• _Work to complete_: Report every line in the listing that contains the string "with".

** START OF Information shown **

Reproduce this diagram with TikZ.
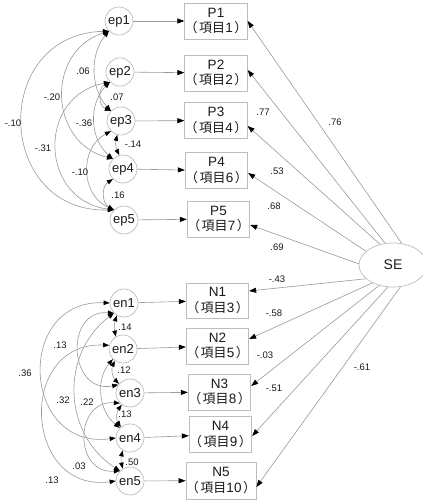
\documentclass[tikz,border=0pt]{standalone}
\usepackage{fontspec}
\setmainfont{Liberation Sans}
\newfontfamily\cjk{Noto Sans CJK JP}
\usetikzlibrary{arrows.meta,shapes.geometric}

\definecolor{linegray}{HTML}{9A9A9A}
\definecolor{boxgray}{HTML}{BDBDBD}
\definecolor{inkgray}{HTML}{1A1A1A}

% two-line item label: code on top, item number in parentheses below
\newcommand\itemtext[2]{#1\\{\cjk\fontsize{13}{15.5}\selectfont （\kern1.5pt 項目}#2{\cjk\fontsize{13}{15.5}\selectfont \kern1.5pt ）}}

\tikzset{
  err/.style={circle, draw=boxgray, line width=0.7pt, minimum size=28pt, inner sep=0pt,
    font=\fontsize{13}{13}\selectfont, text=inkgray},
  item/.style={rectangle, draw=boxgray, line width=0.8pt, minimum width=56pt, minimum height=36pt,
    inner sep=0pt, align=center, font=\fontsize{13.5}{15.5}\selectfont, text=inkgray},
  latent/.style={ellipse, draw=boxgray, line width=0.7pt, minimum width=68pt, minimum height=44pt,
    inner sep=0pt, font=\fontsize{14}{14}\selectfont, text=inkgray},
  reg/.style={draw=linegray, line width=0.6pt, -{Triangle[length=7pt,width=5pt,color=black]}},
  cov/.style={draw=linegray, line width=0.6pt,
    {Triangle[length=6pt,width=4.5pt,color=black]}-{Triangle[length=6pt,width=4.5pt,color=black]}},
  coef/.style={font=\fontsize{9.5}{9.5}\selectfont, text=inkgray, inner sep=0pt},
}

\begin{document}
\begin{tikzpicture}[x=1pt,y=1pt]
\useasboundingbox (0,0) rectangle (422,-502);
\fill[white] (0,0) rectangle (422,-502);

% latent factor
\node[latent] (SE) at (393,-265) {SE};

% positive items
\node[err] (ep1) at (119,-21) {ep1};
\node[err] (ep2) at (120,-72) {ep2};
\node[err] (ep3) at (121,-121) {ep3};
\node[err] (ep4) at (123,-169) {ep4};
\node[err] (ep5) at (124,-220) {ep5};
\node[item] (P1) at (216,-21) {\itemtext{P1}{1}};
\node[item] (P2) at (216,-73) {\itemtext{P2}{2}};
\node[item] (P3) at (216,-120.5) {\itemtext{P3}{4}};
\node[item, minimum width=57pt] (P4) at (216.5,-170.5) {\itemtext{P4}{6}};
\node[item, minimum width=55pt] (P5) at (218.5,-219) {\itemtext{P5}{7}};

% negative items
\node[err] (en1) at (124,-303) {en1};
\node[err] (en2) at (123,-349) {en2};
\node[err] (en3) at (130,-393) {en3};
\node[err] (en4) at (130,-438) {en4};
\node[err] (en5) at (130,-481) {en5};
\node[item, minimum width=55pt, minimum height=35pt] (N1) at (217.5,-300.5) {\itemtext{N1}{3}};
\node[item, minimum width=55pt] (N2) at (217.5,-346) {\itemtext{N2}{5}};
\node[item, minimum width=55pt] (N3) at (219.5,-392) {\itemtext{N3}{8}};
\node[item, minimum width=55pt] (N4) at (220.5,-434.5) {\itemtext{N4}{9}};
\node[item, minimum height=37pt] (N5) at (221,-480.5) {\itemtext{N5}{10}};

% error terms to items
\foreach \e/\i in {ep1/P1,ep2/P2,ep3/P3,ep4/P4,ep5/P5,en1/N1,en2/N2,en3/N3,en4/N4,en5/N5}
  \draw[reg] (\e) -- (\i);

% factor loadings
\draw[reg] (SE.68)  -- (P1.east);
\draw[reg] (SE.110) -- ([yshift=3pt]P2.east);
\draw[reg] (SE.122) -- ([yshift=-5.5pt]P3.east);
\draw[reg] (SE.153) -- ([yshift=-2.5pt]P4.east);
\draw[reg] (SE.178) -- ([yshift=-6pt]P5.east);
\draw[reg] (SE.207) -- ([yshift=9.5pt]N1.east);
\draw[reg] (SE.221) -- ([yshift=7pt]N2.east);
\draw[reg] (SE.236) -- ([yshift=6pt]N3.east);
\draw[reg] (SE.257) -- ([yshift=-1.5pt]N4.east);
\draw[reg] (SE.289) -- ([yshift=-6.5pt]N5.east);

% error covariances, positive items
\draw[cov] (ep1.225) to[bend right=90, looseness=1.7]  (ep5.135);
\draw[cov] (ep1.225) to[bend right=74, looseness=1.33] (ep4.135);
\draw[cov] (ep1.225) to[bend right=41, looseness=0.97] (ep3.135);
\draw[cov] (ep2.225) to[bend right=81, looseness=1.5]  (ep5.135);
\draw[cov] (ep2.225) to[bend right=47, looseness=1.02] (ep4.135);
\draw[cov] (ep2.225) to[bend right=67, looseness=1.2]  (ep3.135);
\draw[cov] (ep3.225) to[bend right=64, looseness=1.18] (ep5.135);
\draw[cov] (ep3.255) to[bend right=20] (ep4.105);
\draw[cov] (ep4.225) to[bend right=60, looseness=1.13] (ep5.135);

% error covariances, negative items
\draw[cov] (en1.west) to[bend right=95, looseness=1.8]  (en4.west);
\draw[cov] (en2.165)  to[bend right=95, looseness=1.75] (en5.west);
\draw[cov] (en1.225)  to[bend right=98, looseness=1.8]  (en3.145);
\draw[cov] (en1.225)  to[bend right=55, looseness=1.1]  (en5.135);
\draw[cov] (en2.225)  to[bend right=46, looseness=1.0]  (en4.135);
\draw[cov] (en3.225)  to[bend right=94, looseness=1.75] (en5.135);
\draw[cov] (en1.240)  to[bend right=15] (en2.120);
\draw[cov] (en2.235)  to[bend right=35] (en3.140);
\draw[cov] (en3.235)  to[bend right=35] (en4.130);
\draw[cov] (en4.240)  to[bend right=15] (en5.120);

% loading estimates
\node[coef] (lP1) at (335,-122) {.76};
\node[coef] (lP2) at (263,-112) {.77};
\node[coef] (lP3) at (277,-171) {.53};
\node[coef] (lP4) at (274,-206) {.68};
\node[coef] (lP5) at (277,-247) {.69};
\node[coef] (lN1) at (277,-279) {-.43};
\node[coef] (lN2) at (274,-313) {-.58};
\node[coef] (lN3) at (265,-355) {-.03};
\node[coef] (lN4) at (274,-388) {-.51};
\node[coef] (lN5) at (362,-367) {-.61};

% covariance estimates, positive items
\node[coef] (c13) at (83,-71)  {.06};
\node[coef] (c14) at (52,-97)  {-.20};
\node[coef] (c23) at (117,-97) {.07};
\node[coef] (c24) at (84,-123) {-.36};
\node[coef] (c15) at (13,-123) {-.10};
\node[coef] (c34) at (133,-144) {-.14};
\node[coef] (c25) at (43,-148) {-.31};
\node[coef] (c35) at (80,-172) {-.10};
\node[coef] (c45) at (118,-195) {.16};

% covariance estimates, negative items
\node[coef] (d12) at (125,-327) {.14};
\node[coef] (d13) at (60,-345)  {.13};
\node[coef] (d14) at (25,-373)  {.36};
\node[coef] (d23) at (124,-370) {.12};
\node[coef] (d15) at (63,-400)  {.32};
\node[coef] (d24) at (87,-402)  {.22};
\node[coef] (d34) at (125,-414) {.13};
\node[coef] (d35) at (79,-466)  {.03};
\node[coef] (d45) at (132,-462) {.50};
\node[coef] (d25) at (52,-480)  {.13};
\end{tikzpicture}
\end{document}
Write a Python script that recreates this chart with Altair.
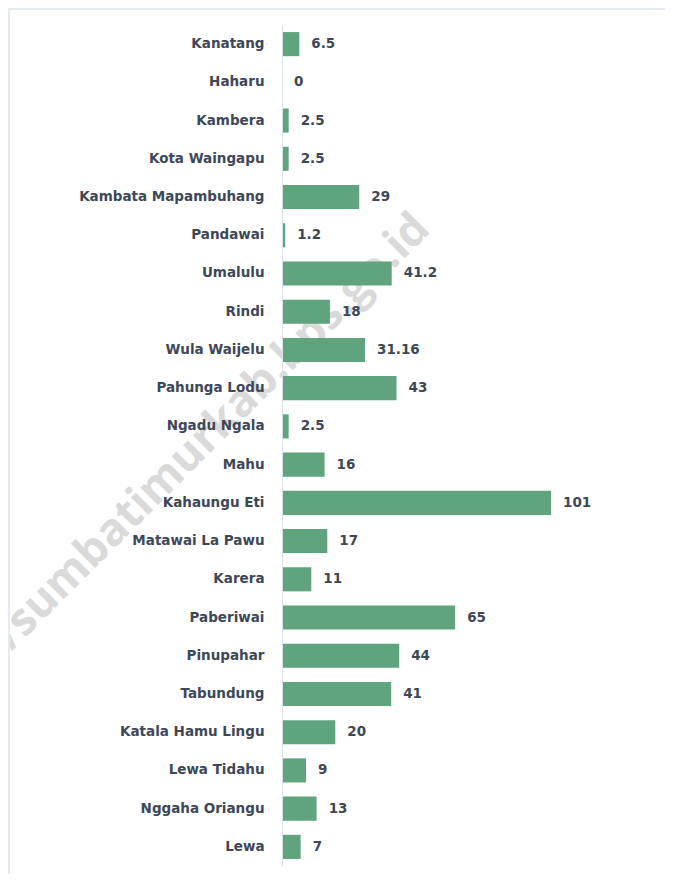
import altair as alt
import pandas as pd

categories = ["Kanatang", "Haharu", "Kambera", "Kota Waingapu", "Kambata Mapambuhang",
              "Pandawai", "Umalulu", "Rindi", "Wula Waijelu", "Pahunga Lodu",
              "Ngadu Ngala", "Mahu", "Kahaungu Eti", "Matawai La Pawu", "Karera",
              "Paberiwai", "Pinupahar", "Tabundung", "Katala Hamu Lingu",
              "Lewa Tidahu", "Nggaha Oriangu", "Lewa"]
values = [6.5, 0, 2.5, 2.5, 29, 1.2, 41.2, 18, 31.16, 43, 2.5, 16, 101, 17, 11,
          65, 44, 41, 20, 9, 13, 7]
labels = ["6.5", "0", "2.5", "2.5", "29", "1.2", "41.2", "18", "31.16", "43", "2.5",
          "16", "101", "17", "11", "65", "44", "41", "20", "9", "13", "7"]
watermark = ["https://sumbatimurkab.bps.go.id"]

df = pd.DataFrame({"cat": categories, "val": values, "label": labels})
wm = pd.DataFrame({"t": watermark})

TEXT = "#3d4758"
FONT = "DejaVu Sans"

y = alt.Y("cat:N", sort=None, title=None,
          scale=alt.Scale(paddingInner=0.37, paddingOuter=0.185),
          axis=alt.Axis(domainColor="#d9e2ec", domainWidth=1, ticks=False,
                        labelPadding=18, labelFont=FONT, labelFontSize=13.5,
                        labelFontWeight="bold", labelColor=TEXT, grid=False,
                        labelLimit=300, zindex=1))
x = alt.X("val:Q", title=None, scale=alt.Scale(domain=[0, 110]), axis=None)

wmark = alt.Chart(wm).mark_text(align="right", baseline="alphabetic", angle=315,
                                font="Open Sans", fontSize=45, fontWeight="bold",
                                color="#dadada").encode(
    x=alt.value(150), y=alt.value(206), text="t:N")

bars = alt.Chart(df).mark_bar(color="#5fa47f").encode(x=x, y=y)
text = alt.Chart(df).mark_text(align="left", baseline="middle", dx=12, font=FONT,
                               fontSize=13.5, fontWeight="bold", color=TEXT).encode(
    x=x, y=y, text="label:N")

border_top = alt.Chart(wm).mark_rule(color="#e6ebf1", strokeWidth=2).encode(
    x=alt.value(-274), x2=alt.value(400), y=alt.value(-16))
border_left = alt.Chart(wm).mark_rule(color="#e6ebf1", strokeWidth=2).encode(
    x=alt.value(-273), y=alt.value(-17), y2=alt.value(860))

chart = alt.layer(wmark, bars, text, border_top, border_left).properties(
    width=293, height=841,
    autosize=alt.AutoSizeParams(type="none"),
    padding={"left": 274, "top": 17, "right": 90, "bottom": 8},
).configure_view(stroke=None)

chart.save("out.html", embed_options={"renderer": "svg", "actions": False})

** END OF Information shown **

• _Solution to this problem_:
Reproduce this diagram with TikZ.
Write a Python script that recreates this chart with Altair.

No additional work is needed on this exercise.